__Task goal__: Write out all lines holding the word "with".

----- Provided data

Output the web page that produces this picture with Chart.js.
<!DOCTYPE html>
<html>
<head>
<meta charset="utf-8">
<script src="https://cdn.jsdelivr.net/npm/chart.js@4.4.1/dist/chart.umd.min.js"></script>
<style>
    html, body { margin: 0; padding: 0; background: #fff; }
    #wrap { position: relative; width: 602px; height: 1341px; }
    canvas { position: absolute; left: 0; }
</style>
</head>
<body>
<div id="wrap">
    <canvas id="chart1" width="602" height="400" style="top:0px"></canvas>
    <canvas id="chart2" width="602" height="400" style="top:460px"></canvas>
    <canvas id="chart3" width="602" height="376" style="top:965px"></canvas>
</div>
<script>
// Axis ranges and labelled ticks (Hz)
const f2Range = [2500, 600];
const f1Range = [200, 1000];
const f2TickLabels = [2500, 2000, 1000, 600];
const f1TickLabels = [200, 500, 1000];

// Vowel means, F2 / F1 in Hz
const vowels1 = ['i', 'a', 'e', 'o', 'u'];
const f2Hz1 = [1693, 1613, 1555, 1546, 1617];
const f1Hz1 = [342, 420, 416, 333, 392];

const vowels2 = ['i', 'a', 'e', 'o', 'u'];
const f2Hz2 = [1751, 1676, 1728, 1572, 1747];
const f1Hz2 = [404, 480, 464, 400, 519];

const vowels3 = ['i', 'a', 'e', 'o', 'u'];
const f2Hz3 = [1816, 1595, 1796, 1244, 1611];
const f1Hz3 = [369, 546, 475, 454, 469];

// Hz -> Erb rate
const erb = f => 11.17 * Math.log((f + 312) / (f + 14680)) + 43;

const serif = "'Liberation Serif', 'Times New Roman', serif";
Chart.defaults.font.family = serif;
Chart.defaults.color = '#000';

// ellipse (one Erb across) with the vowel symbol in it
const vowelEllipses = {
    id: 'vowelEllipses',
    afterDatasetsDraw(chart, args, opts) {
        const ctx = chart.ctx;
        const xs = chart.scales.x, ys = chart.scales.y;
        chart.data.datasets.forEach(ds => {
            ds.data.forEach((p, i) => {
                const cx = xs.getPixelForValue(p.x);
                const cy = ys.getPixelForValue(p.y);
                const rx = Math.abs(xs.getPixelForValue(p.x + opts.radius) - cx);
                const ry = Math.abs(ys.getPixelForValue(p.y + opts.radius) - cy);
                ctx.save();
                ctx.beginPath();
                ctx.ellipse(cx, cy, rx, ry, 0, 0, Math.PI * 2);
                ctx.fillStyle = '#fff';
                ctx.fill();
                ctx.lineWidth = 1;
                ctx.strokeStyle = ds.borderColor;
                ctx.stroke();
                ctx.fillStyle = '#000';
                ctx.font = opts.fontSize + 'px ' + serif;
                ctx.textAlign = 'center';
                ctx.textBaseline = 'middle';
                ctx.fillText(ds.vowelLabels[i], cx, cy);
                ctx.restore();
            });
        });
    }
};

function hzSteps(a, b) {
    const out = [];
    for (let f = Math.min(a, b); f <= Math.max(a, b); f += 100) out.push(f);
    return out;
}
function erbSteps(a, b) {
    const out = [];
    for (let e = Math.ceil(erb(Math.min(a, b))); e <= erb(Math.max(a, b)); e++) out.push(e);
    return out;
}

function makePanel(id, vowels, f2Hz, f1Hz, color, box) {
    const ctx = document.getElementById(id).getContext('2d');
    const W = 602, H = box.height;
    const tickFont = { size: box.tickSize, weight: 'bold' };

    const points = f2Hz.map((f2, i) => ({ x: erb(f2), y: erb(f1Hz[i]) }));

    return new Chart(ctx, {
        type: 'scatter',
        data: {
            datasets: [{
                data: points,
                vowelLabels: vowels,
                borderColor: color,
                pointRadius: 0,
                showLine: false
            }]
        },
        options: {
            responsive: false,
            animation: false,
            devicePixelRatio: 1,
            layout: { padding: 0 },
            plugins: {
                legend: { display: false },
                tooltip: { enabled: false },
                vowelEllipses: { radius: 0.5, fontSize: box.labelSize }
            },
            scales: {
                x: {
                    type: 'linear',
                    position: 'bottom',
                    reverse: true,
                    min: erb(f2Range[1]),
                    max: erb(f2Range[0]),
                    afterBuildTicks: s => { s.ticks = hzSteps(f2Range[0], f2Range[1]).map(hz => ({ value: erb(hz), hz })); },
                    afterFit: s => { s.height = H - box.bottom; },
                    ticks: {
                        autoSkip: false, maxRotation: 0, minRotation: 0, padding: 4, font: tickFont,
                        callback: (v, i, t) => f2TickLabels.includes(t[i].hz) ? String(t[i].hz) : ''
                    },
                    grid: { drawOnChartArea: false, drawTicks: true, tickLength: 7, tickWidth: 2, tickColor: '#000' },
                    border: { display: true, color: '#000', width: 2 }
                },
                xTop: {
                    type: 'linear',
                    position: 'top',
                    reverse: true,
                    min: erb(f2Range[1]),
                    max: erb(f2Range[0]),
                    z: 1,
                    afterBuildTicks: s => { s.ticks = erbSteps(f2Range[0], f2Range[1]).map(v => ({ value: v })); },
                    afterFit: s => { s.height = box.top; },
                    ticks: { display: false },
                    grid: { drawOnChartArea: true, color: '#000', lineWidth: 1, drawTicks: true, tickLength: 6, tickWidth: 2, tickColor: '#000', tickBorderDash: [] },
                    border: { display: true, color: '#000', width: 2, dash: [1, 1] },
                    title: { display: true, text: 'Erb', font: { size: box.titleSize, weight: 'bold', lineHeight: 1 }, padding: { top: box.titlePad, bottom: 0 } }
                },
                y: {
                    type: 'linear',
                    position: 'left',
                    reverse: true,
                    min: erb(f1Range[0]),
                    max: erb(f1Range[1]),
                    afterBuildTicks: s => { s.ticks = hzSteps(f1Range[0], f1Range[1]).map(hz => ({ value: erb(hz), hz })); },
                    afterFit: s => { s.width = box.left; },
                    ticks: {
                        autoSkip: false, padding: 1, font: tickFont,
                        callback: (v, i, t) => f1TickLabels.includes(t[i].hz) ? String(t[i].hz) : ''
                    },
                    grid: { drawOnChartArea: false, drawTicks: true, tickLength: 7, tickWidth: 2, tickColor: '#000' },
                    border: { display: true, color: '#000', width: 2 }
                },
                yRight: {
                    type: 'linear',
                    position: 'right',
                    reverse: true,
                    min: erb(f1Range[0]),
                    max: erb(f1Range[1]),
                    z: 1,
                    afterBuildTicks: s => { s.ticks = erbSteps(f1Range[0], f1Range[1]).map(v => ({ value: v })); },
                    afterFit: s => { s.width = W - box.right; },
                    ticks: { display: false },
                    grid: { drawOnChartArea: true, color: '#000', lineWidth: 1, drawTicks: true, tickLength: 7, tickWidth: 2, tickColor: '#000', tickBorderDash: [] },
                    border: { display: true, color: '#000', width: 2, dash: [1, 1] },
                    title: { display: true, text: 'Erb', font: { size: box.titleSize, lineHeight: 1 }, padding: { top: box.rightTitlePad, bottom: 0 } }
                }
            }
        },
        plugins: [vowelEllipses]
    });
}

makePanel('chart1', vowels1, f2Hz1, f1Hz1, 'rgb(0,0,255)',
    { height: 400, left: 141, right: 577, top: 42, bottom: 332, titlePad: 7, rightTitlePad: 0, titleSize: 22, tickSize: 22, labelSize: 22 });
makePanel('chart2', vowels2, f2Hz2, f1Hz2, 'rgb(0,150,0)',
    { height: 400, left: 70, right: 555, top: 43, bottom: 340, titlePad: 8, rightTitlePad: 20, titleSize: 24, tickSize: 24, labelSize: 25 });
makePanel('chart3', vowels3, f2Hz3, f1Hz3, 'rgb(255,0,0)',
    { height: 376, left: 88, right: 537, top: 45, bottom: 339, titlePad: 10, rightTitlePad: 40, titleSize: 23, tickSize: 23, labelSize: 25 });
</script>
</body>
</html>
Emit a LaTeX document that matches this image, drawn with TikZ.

----------

__Reply__:
Output the web page that produces this picture with Chart.js.
// ellipse (one Erb across) with the vowel symbol in it
Emit a LaTeX document that matches this image, drawn with TikZ.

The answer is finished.